How to Best Help Animals in Need?

Kendra Coulter's "Defending Animals" illustrates how difficult it can be to protect wildlife

By Lindsey Botts

October 15, 2023

Defending Animals book cover

After seeing a fox family's burrow get demolished for a housing development, I felt the urge to act. I called a local animal rescue organization, but it couldn't help unless the skulk of foxes posed a danger to humans. Absent risk to people, the foxes were on their own.

There is a labyrinth of organizations that help animals in need, and it is not easy to navigate. In Kendra Coulter's new book, Defending Animals: Finding Hope on the Front Lines of Animal Protection (MIT Press, 2023), she profiles an array of groups and individuals to illustrate just how difficult protecting animals, both domesticated and wild, can be. "When animals are being abused or in danger, who will help? What will help involve? Could harm be prevented? These pivotal questions propel this book," Coulter writes. "People are the problem, and the solutions."

Coulter's mix of positive stories and disturbing details of abuse makes the book an emotional roller coaster to read. Dark stories abound, of owners shooting their dogs, tractors dragging cows, and a raccoon left to die after it was hit by a car. But solutions come into view when Coulter highlights tales of rescue, renewal, and rehabilitation—and pivots to what often does work to save animals, such as cruelty investigators and preventative programs like one that connects the unhoused with veterinary care. She calls for more public investment in those resources.

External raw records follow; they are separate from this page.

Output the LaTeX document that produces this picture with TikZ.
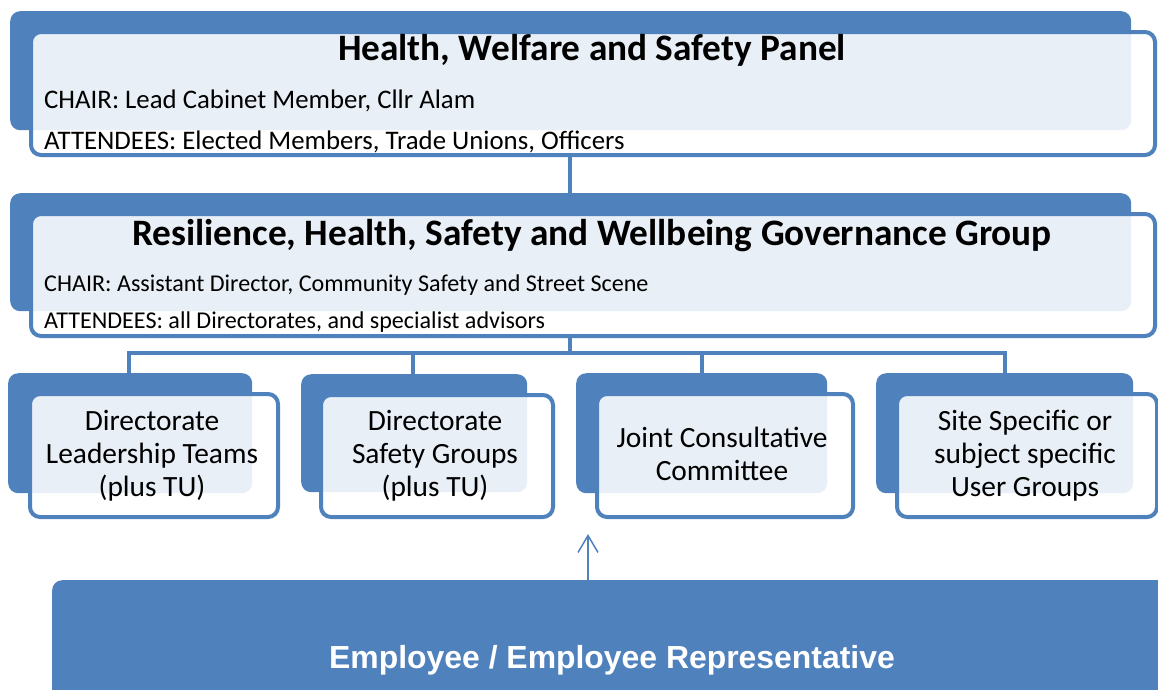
\documentclass[tikz,border=0pt]{standalone}
\usepackage{fontspec}
\setmainfont{Carlito}
\newfontfamily\arialfont{Liberation Sans}
\usetikzlibrary{arrows.meta}
\definecolor{ablue}{HTML}{4F81BD}
\begin{document}
\begin{tikzpicture}[x=1pt,y=-1pt,
  backbox/.style={fill=ablue, rounded corners=10pt, inner sep=0pt, anchor=north west},
  frontbox/.style={draw=ablue, line width=4pt, fill=white, fill opacity=0.88, draw opacity=1, rounded corners=10pt, inner sep=0pt, anchor=north west},
  conn/.style={draw=ablue, line width=4.5pt},
  titletext/.style={font=\fontsize{37.3}{40}\selectfont\bfseries, anchor=base, inner sep=0pt},
  infotext/.style={font=\fontsize{26.8}{30}\selectfont, anchor=base west, inner sep=0pt},
  infotextb/.style={font=\fontsize{24.1}{28}\selectfont, anchor=base west, inner sep=0pt},
  boxtext/.style={font=\fontsize{29.4}{33}\selectfont, align=center, inner sep=0pt},
  emptext/.style={font=\arialfont\fontsize{31.9}{36}\selectfont\bfseries, text=white, anchor=base, inner sep=0pt}
]
\useasboundingbox (0,0) rectangle (1158,689);

% connectors (behind boxes)
\coordinate (c1a) at (570,155);
\coordinate (c1b) at (570,195);
\draw[conn] (c1a) -- (c1b);
\coordinate (c2a) at (570,336);
\coordinate (bar) at (570,353);
\coordinate (bl) at (129,353);
\coordinate (br) at (1005,353);
\coordinate (d1) at (129,375);
\coordinate (d2) at (413,375);
\coordinate (d3) at (702,375);
\coordinate (d4) at (1005,375);
\draw[conn] (c2a) -- (bar);
\draw[conn, line cap=rect] (bl) -- (br);
\draw[conn] (bl) -- (d1);
\draw[conn] (413,353) -- (d2);
\draw[conn] (702,353) -- (d3);
\draw[conn] (br) -- (d4);

% panel
\node[backbox, minimum width=1121, minimum height=119] (p1b) at (10,11) {};
\node[frontbox, minimum width=1124, minimum height=123] (p1f) at (29,30) {};
\node[titletext] (p1t) at (592,60) {Health, Welfare and Safety Panel};
\node[infotext] (p1c) at (44,108) {CHAIR: Lead Cabinet Member, Cllr Alam};
\node[infotext] (p1a) at (44,149) {ATTENDEES: Elected Members, Trade Unions, Officers};

% group
\node[backbox, minimum width=1121, minimum height=118] (p2b) at (10,193) {};
\node[frontbox, minimum width=1124, minimum height=122] (p2f) at (29,212) {};
\node[titletext] (p2t) at (592,245) {Resilience, Health, Safety and Wellbeing Governance Group};
\node[infotextb] (p2c) at (44,291) {CHAIR: Assistant Director, Community Safety and Street Scene};
\node[infotextb] (p2a) at (44,328) {ATTENDEES: all Directorates, and specialist advisors};

% bottom boxes
\node[backbox, minimum width=244, minimum height=120] (b1b) at (8,373) {};
\node[frontbox, minimum width=248, minimum height=123] (b1f) at (28,392) {};
\node[boxtext] (b1t) at (152,456) {Directorate\\Leadership Teams\\(plus TU)};

\node[backbox, minimum width=226, minimum height=118] (b2b) at (301,374) {};
\node[frontbox, minimum width=232, minimum height=122] (b2f) at (319,393) {};
\node[boxtext] (b2t) at (435,456) {Directorate\\Safety Groups\\(plus TU)};

\node[backbox, minimum width=251, minimum height=120] (b3b) at (576,373) {};
\node[frontbox, minimum width=256, minimum height=123] (b3f) at (595,392) {};
\node[boxtext] (b3t) at (722,454) {Joint Consultative\\Committee};

\node[backbox, minimum width=257, minimum height=120] (b4b) at (876,373) {};
\node[frontbox, minimum width=260, minimum height=123] (b4f) at (895,392) {};
\node[boxtext] (b4t) at (1025,456) {Site Specific or\\subject specific\\User Groups};

% employee
\node[backbox, minimum width=1130, minimum height=140] (emp) at (52,580) {};
\node[emptext] (empt) at (612,668) {Employee / Employee Representative};
\coordinate (arrs) at (588,580);
\coordinate (arre) at (588,534);
\draw[ablue, line width=1.5pt, -{Straight Barb[length=17pt, width=20pt]}] (arrs) -- (arre);
\end{tikzpicture}
\end{document}
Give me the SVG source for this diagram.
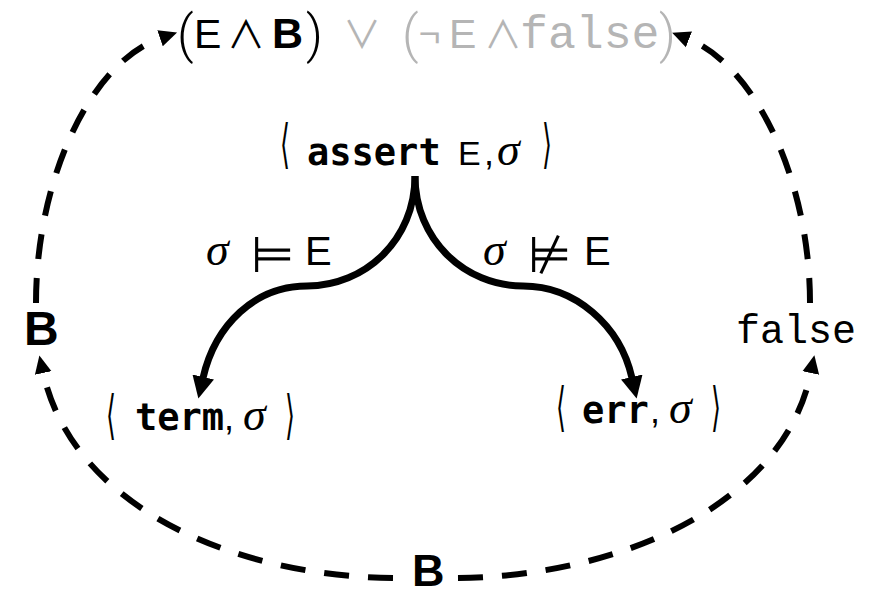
<svg xmlns="http://www.w3.org/2000/svg" width="884" height="596" viewBox="0 0 884 596">
<style>
.sans{font-family:"Liberation Sans",Arial,sans-serif;}
.bsans{font-family:"Liberation Sans",Arial,sans-serif;font-weight:bold;}
.kw{font-family:"DejaVu Sans Mono",monospace;font-weight:bold;font-size:37px;}
.mono{font-family:"Liberation Mono","Courier New",monospace;}
.math{font-family:"DejaVu Sans",sans-serif;}
.op{font-family:"Noto Sans CJK SC","DejaVu Sans",sans-serif;font-size:38px;}
.par{font-family:Roboto,"Liberation Sans",sans-serif;font-weight:300;font-size:52px;}
.sig{font-family:"Liberation Serif","Times New Roman",serif;font-style:italic;font-size:46px;}
.ang{font-family:"DejaVu Sans",sans-serif;font-size:34px;}
.gray{fill:#b5b5b5;}
.solid{fill:none;stroke:#000;stroke-width:7;}
.dash{fill:none;stroke:#000;stroke-width:6;stroke-dasharray:25 19;}
</style>
<defs>
<marker id="ah" markerUnits="userSpaceOnUse" markerWidth="24" markerHeight="24" refX="1" refY="11" orient="auto" viewBox="0 0 24 22">
<path d="M0,0 L22,11 L0,22 z" fill="#000"/>
</marker>
<marker id="ahd" markerUnits="userSpaceOnUse" markerWidth="19" markerHeight="19" refX="1" refY="8.5" orient="auto" viewBox="0 0 19 17">
<path d="M0,0 L18,8.5 L0,17 z" fill="#000"/>
</marker>
</defs>

<g id="connectors">
<path class="solid" d="M415,176 C415,240 365,286 307,286 C255,286 215,325 203,378" marker-end="url(#ah)"/>
<path class="solid" d="M415,176 C415,240 465,286 523,286 C575,286 620,325 632,378" marker-end="url(#ah)"/>
<path class="dash" d="M393,578 C230,576 72,505 43,372" marker-end="url(#ahd)"/>
<path class="dash" d="M36,303 C36,180 90,62 161,38" marker-end="url(#ahd)"/>
<path class="dash" d="M810,303 C810,180 755,65 688,39" marker-end="url(#ahd)"/>
<path class="dash" d="M458,578 C620,576 784,505 811,372" marker-end="url(#ahd)"/>
</g>

<g id="label-sat">
<text class="sig" x="206" y="265">σ</text>
<text class="math" x="251" y="272" font-size="50">⊨</text>
<text class="sans" x="305" y="265" font-size="40">E</text>
</g>
<g id="label-notsat">
<text class="sig" x="483" y="265">σ</text>
<text class="math" x="528" y="272" font-size="50">⊭</text>
<text class="sans" x="584" y="265" font-size="40">E</text>
</g>

<g id="node-formula">
<text class="par" x="177" y="52">(</text>
<text class="sans" x="194" y="48" font-size="41">E</text>
<text class="op" x="227" y="48">∧</text>
<text class="bsans" x="272" y="48" font-size="43">B</text>
<text class="par" x="306" y="52">)</text>
<text class="op gray" x="343" y="48">∨</text>
<text class="par gray" x="402" y="52">(</text>
<text class="op gray" x="419" y="48" font-size="34">¬</text>
<text class="sans gray" x="449" y="48" font-size="41">E</text>
<text class="op gray" x="484" y="48" font-size="36">∧</text>
<text class="mono gray" x="520" y="48" font-size="46.5">false</text>
<text class="par gray" x="659" y="52">)</text>
</g>

<g id="node-assert">
<text class="ang" transform="translate(280,162) scale(0.75,1.55)">⟨</text>
<text class="kw" x="307" y="165">assert</text>
<text class="sans" x="458" y="165" font-size="34">E</text>
<text class="sans" x="484" y="165" font-size="36">,</text>
<text class="sig" x="497" y="165">σ</text>
<text class="ang" transform="translate(542,162) scale(0.75,1.55)">⟩</text>
</g>

<g id="node-term">
<text class="ang" transform="translate(106,433) scale(0.75,1.55)">⟨</text>
<text class="kw" x="135" y="430">term</text>
<text class="sans" x="224" y="430" font-size="36">,</text>
<text class="sig" x="243" y="430">σ</text>
<text class="ang" transform="translate(285,433) scale(0.75,1.55)">⟩</text>
</g>

<g id="node-err">
<text class="ang" transform="translate(556,425) scale(0.75,1.55)">⟨</text>
<text class="kw" x="582" y="423">err</text>
<text class="sans" x="650" y="423" font-size="36">,</text>
<text class="sig" x="669" y="423">σ</text>
<text class="ang" transform="translate(711,425) scale(0.75,1.55)">⟩</text>
</g>

<g id="node-B-left">
<text class="bsans" x="24" y="345" font-size="48">B</text>
</g>
<g id="node-false">
<text class="mono" x="736" y="343" font-size="40">false</text>
</g>
<g id="node-B-bottom">
<text class="bsans" x="412" y="586" font-size="45">B</text>
</g>
</svg>
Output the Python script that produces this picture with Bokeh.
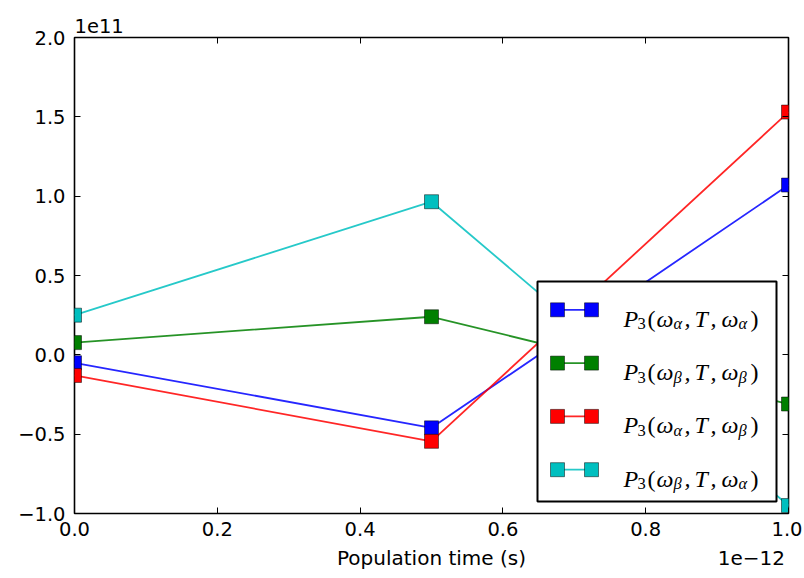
from bokeh.plotting import figure
from bokeh.models import (FixedTicker, CustomJSTickFormatter, LinearAxis, Label,
                          BoxAnnotation, Range1d, Title)
from bokeh.embed import file_html
from bokeh.resources import INLINE

# ---------------- data ----------------
time_s = [0.0, 0.5e-12, 1.0e-12]
p3_aa = [-0.05e11, -0.46e11, 1.07e11]     # P3(wa, T, wa)  blue
p3_bb = [0.077e11, 0.24e11, -0.31e11]     # P3(wb, T, wb)  green
p3_ab = [-0.13e11, -0.545e11, 1.53e11]    # P3(wa, T, wb)  red
p3_ba = [0.25e11, 0.965e11, -0.95e11]     # P3(wb, T, wa)  cyan

series_values = [p3_aa, p3_bb, p3_ab, p3_ba]
series_colors = ["#0000ff", "#008000", "#ff0000", "#00bfbf"]
series_subs = [("α", "α"), ("β", "β"), ("α", "β"), ("β", "α")]

x_ticks = [0.0, 0.2e-12, 0.4e-12, 0.6e-12, 0.8e-12, 1.0e-12]
y_ticks = [-1.0e11, -0.5e11, 0.0, 0.5e11, 1.0e11, 1.5e11, 2.0e11]
x_limits = (0.0, 1.0e-12)
y_limits = (-1.0e11, 2.0e11)
x_label = "Population time (s)"
x_offset_text = "1e\u221212"
y_offset_text = "1e11"

# ---------------- figure ----------------
FW, FH = 714, 476
p = figure(frame_width=FW, frame_height=FH,
           x_range=Range1d(*x_limits), y_range=Range1d(*y_limits),
           output_backend="svg", toolbar_location=None,
           min_border_left=74, min_border_right=14,
           min_border_top=37, min_border_bottom=65,
           background_fill_color="white", border_fill_color="white")
p.grid.visible = False
p.outline_line_color = "black"
p.outline_line_width = 1.6

TICK_FONT = "DejaVu Sans"
TICK_SIZE = "19.5px"

p.xaxis.ticker = FixedTicker(ticks=x_ticks)
p.yaxis.ticker = FixedTicker(ticks=y_ticks)
p.xaxis.formatter = CustomJSTickFormatter(
    code="return (tick/1e-12).toFixed(1).replace('-', '\u2212');")
p.yaxis.formatter = CustomJSTickFormatter(
    code="return (tick/1e11).toFixed(1).replace('-', '\u2212');")

for ax in (p.xaxis[0], p.yaxis[0]):
    ax.axis_line_color = None
    ax.major_tick_in = 6
    ax.major_tick_out = 0
    ax.major_tick_line_color = "black"
    ax.major_tick_line_width = 1
    ax.minor_tick_line_color = None
    ax.major_label_text_font = TICK_FONT
    ax.major_label_text_font_size = TICK_SIZE
    ax.major_label_text_color = "black"
p.xaxis.major_label_standoff = 8
p.yaxis.major_label_standoff = 9

for loc, ticks in (("above", x_ticks), ("right", y_ticks)):
    ax = LinearAxis(ticker=FixedTicker(ticks=ticks),
                    formatter=CustomJSTickFormatter(code="return '';"),
                    axis_line_color=None, major_tick_in=6, major_tick_out=0,
                    major_tick_line_color="black", minor_tick_line_color=None,
                    major_label_text_font_size="0px", major_label_standoff=0)
    p.add_layout(ax, loc)

# second row below the x tick labels: axis label (centred) and offset text (right)
text_axis = LinearAxis(
    ticker=FixedTicker(ticks=[0.5e-12, 0.948e-12]),
    formatter=CustomJSTickFormatter(
        args=dict(lab=x_label, off=x_offset_text),
        code="return Math.abs(tick - 0.5e-12) < 1e-15 ? lab : off;"),
    axis_line_color=None, major_tick_line_color=None, minor_tick_line_color=None,
    major_tick_in=0, major_tick_out=0, major_label_standoff=7,
    major_label_text_font=TICK_FONT, major_label_text_font_size="20px",
    major_label_text_color="black")
p.add_layout(text_axis, "below")

# offset text above the frame, left aligned
p.add_layout(Title(text=y_offset_text, align="left", text_font=TICK_FONT,
                   text_font_size=TICK_SIZE, text_font_style="normal",
                   text_color="black", standoff=10), "above")

# ---------------- series ----------------
for vals, col in zip(series_values, series_colors):
    p.line(time_s, vals, line_color=col, line_width=1.8, line_alpha=0.85)
    p.scatter(time_s, vals, marker="square", size=14, fill_color=col,
              line_color="black", line_width=0.7, line_alpha=0.7)

# ---------------- legend (drawn by hand, matplotlib style) ----------------
LG_L, LG_R, LG_B, LG_T = 463, 702, 12, 232
p.add_layout(BoxAnnotation(left=LG_L, right=LG_R, bottom=LG_B, top=LG_T,
                           left_units="screen", right_units="screen",
                           bottom_units="screen", top_units="screen",
                           fill_color="white", fill_alpha=1.0,
                           line_color="black", line_width=2, line_alpha=1.0))
row_y = [203.7, 150.4, 97.1, 43.8]
mk_x = [483, 517]
MK = 7
TX0 = 549
main_size, sub_size = "24px", "16.5px"
piece_dx = [0, 14, 24, 33, 50, 61, 71, 87, 98, 115, 127]

for cy, col, (s1, s2) in zip(row_y, series_colors, series_subs):
    p.add_layout(BoxAnnotation(left=mk_x[0], right=mk_x[1], bottom=cy - 0.9, top=cy + 0.9,
                               left_units="screen", right_units="screen",
                               bottom_units="screen", top_units="screen",
                               fill_color=col, fill_alpha=0.85, line_color=None))
    for mx in mk_x:
        p.add_layout(BoxAnnotation(left=mx - MK, right=mx + MK, bottom=cy - MK, top=cy + MK,
                                   left_units="screen", right_units="screen",
                                   bottom_units="screen", top_units="screen",
                                   fill_color=col, fill_alpha=1.0,
                                   line_color="black", line_width=0.7, line_alpha=0.7))
    pieces = [("P", "italic", False), ("3", "normal", True), ("(", "normal", False),
              ("ω", "italic", False), (s1, "italic", True), (",", "italic", False),
              ("T", "italic", False), (",", "italic", False), ("ω", "italic", False),
              (s2, "italic", True), (")", "normal", False)]
    for (txt, style, is_sub), dx in zip(pieces, piece_dx):
        p.add_layout(Label(x=TX0 + dx, y=cy - (14 if is_sub else 9),
                           x_units="screen", y_units="screen", text=txt,
                           text_font="Liberation Serif", text_font_style=style,
                           text_font_size=sub_size if is_sub else main_size,
                           text_align="left", text_baseline="alphabetic",
                           text_color="black"))

open("out.html", "w").write(file_html(p, INLINE))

Coulter concludes, "Something as significant as animal protection should not be so dependent on donations. The public sector should spend more money protecting animals. Public leadership should aim higher . . . and support humane job creation and transitions across sectors, including in animal care and food production." More than a mere survey of problems and solutions, this book is a narrative portrait of the animal caregivers on the front lines, showcasing their often difficult task of protecting the defenseless.